Wednesday, June 30, 2010

Never Shop With a Partner!

Don't ever go to the nursery with a partner who has eaten a good lunch and now just wants to go home and put his feet up!! I made that mistake yesterday when OAP and I called in at the local nursery in the valley to buy a replacement shrub for the one that died during winter. While I was all gung ho to buy the place out, OAP clutched his wallet firmly to his chest and dragged around looking at the prices of the plants! You know, if its a piece of clothing I want he is dreadfully generous, encouraging me to buy whatever I want, but when it comes to plants he is not too keen. I suppose this is because most of them die while we are in SA and I have to buy new ones every year. Mostly he is keen for me to wander around with a pair of secateurs and a plastic bag secreted in my pocket and filch cuttings from every plant I like! Nevertheless we did manage to agree on two shrubs and four rockery plants. Can't remember the names except the shrubs were Potentilla something - one bright yellow and the other orange and the rockery plants included Gypsophila repens and lobelia.
Back home, having missed a huge thunderstorm, we happily planted the new members of our Swiss family and hopefully they will do well over the summer. But my absolute best is going with my sister to the nursery - this is when I need a credit card to get through the till point though!!

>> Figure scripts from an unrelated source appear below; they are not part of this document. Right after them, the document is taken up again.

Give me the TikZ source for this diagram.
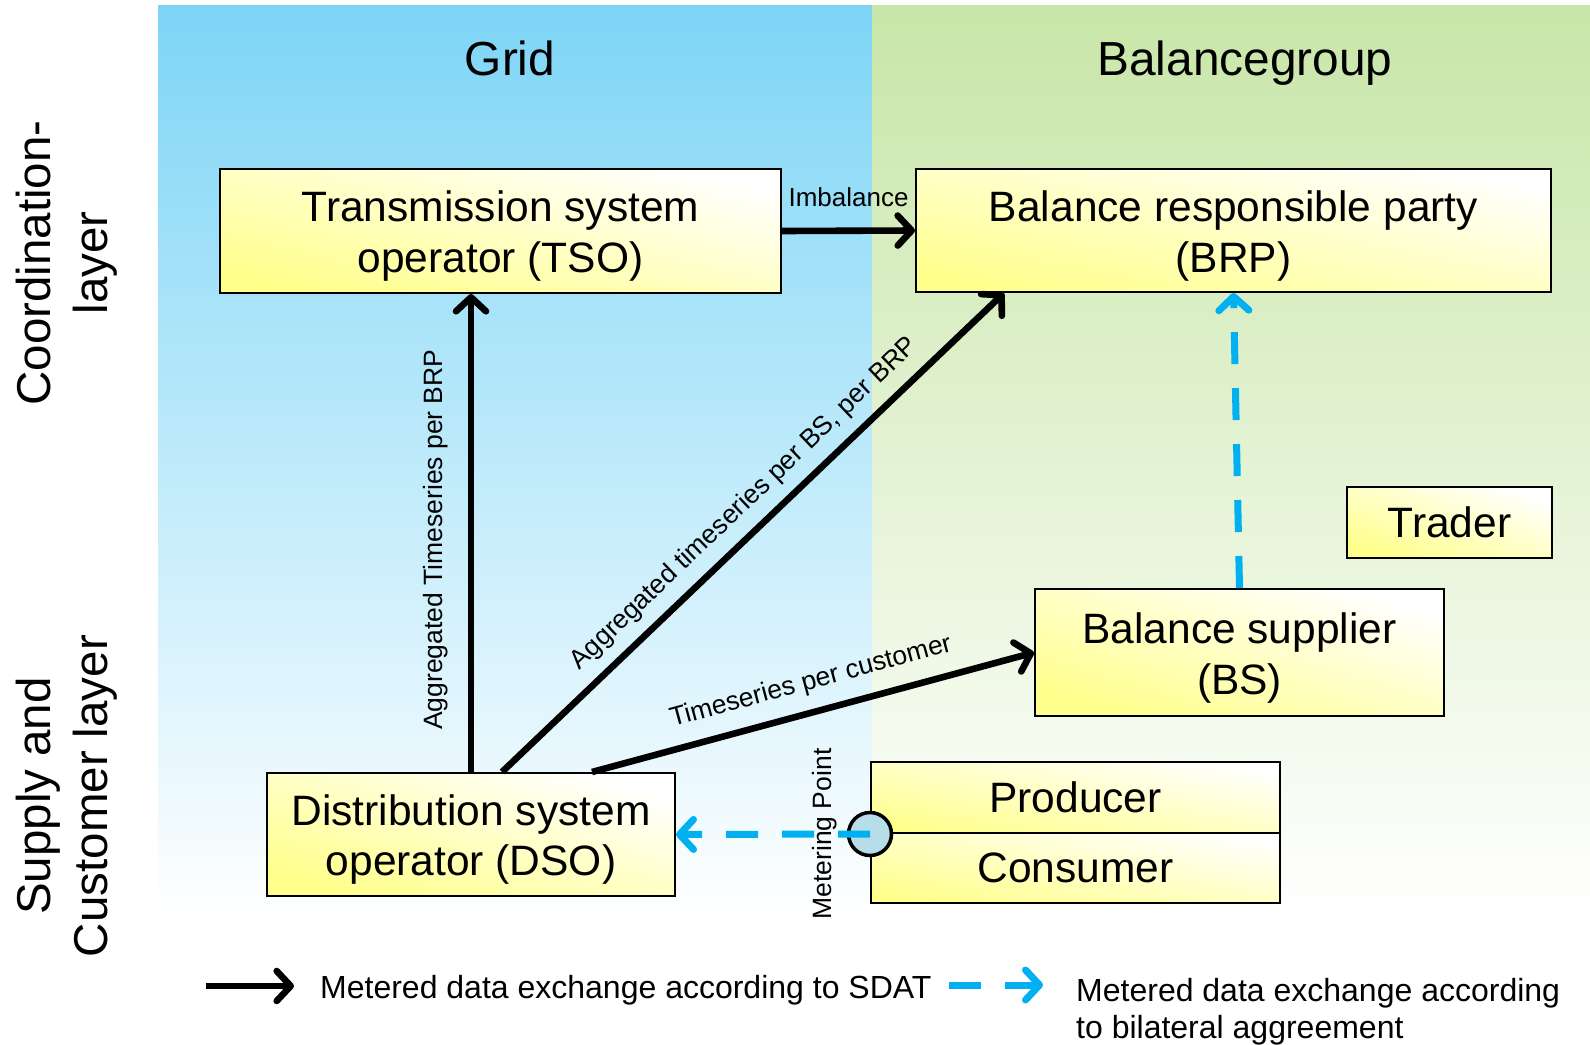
\documentclass[tikz,border=0pt]{standalone}
\usepackage{fontspec}
\setmainfont{Liberation Sans}
\usetikzlibrary{arrows.meta}
\definecolor{gridblue}{RGB}{125,213,246}
\definecolor{bggreen}{RGB}{200,230,168}
\definecolor{boxyel}{RGB}{255,255,140}
\definecolor{cyanarr}{RGB}{0,176,240}
\definecolor{mpfill}{RGB}{183,222,232}
\begin{document}
\begin{tikzpicture}[x=1pt,y=-1pt,
  ybox/.style={draw=black, line width=2pt, top color=white, bottom color=boxyel,
    shading angle=-15, align=center, font=\fontsize{42.5}{51}\selectfont, inner sep=0pt},
  sdat/.style={black, line width=6.6pt, -{Straight Barb[length=14pt,width=30pt,round]}},
  bilat/.style={cyanarr, line width=7pt, dash pattern=on 32pt off 24pt,
    -{Straight Barb[length=14pt,width=30pt,round]}},
  lbl/.style={font=\fontsize{26.5}{30}\selectfont, inner sep=2pt, text=black},
  title/.style={font=\fontsize{47.8}{56}\selectfont, anchor=base, inner sep=0pt},
  layer/.style={font=\fontsize{47.5}{57}\selectfont, rotate=90, align=center, inner sep=0pt},
  legend/.style={font=\fontsize{32}{37}\selectfont, anchor=base west, inner sep=0pt}
]
\useasboundingbox (0,0) rectangle (1590,1044);
\fill[white] (0,0) rectangle (1590,1044);
\shade[top color=gridblue, bottom color=white] (158,5) rectangle (872,915);
\shade[top color=bggreen, bottom color=white] (872,5) rectangle (1590,915);

% titles
\node[title] (gridt) at (510,75) {Grid};
\node[title] (bgt) at (1245,75) {Balancegroup};

% layer labels
\node[layer] (coordl) at (67,263) {Coordination-\\layer};
\node[layer] (supplyl) at (67,796) {Supply and\\Customer layer};

% boxes
\node[ybox, shading angle=-13, minimum width=561pt, minimum height=124pt] (tso) at (500.5,231) {};
\node[font=\fontsize{42.5}{51}\selectfont, align=center, inner sep=0pt] (tsot) at ([yshift=-5pt]tso.center) {Transmission system\\operator (TSO)};
\node[ybox, shading angle=-11, minimum width=635pt, minimum height=123pt] (brp) at (1233.5,230.5) {};
\node[font=\fontsize{42.5}{51}\selectfont, align=center, inner sep=0pt] (brpt) at ([yshift=-5pt]brp.center) {Balance responsible party\\(BRP)};
\node[ybox, shading angle=-17, minimum width=408pt, minimum height=123pt] (dso) at (471,834.5) {};
\node[font=\fontsize{42.5}{51}\selectfont, align=center, inner sep=0pt] (dsot) at ([yshift=-5pt]dso.center) {Distribution system\\operator (DSO)};
\node[ybox, shading angle=-17, minimum width=409pt, minimum height=127pt] (bs) at (1239.5,652.5) {};
\node[font=\fontsize{42.5}{51}\selectfont, align=center, inner sep=0pt] (bst) at ([yshift=-5pt]bs.center) {Balance supplier\\(BS)};
\node[ybox, shading angle=-19, minimum width=205pt, minimum height=71pt] (trader) at (1449.5,522.5) {Trader};
\node[ybox, shading angle=-10, minimum width=409pt, minimum height=71pt] (prod) at (1075.5,797.5) {Producer};
\node[ybox, shading angle=-10, minimum width=409pt, minimum height=70pt] (cons) at (1075.5,868) {Consumer};

% metering point
\node[circle, draw=black, line width=3.5pt, fill=mpfill, minimum size=43pt, inner sep=0pt] (mp) at (prod.south west) {};
\node[lbl, rotate=90] (mplbl) at (825,834) {Metering Point};

% connectors
\draw[sdat] (tso.east) -- (brp.west)
  node[midway, above=19pt, lbl, font=\fontsize{26}{30}\selectfont] (imb) {Imbalance};
\draw[sdat] (dso.north) -- (dso.north |- tso.south)
  node[pos=0.486, sloped, above=18pt, lbl] (aggtso) {Aggregated Timeseries per BRP};
\draw[sdat] ([xshift=31pt]dso.north) -- ([xshift=-229.5pt]brp.south)
  node[pos=0.52, sloped, above=9pt, lbl] (aggbrp) {Aggregated timeseries per BS, per BRP};
\draw[sdat] ([xshift=121pt]dso.north) -- (bs.west)
  node[pos=0.513, sloped, above=12pt, lbl] (tspc) {Timeseries per customer};
\draw[bilat] (bs.north) -- (brp.south);
\draw[bilat] (mp.center) -- (dso.east);

% legend
\coordinate (l1s) at (206,986);
\coordinate (l1e) at (294,986);
\draw[sdat] (l1s) -- (l1e);
\node[legend] (lt1) at (320,998) {Metered data exchange according to SDAT};
\coordinate (l2s) at (949,985);
\coordinate (l2e) at (1043,985);
\draw[bilat] (l2s) -- (l2e);
\node[legend] (lt2a) at (1076,1001) {Metered data exchange according};
\node[legend] (lt2b) at (1076,1038) {to bilateral aggreement};
\end{tikzpicture}
\end{document}
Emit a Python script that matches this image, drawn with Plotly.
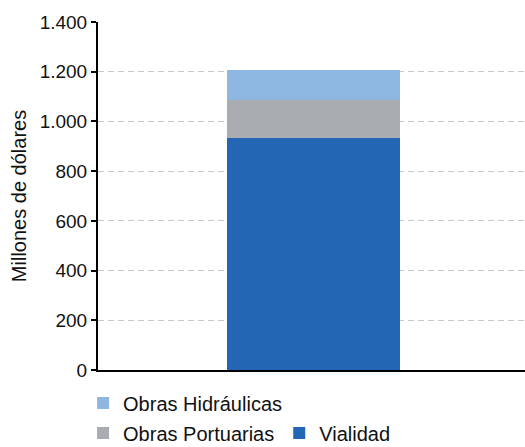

The alpine storm could be seen from the valley, 1km below. The peaks were enveloped in thick dark grey clouds and thunder rumbled and lightning flashed and it was very majestic and awe inspiring. We had a few drops of rain on the windshield as we drove up the steep winding road home but otherwise all the rain had fallen at about 1300 metres and above!

Friday, June 25, 2010

This place is just so absolutely stunning that I have to keep looking at the view every half hour or so - that's when I am not sitting staring at it for hours on end or admiring it from the car as we drive up and down the mountains! Until yesterday it didn't realise it was actually summer and this is the sort of view we got daily as the moisture from the valley, 1 kilometre below, rose each day until we were enveloped in a thick mist. This pic is a bit of a cheat as it was on the OAP's computer from a previous summer visit. Presumably once the mist is up at our level it is then clear down in the Rhone valley. When it's a white-out like this we just sit indoors and watch Wimbledon and soccer on TV! But its now officially summer and today was roasting hot with all the locals wandering around in sleeveless shirts and shorts with nasty pallid legs and arms showing! Even so, there is still a lot of snow on the peaks just a couple of hundred metres above us , making it necessary to keep a jersey close by for when the wind blows. Normally I live in South Africa in the bush where I have mesh on the windows to keep out the monkeys and baboons, but here I have put fine mosquito netting to keep out the flies and midges! Also at night I like the bedroom window open but it's at ground level and I wonder what is wandering, slithering or creeping through the window! The mossy netting keeps most of that out too!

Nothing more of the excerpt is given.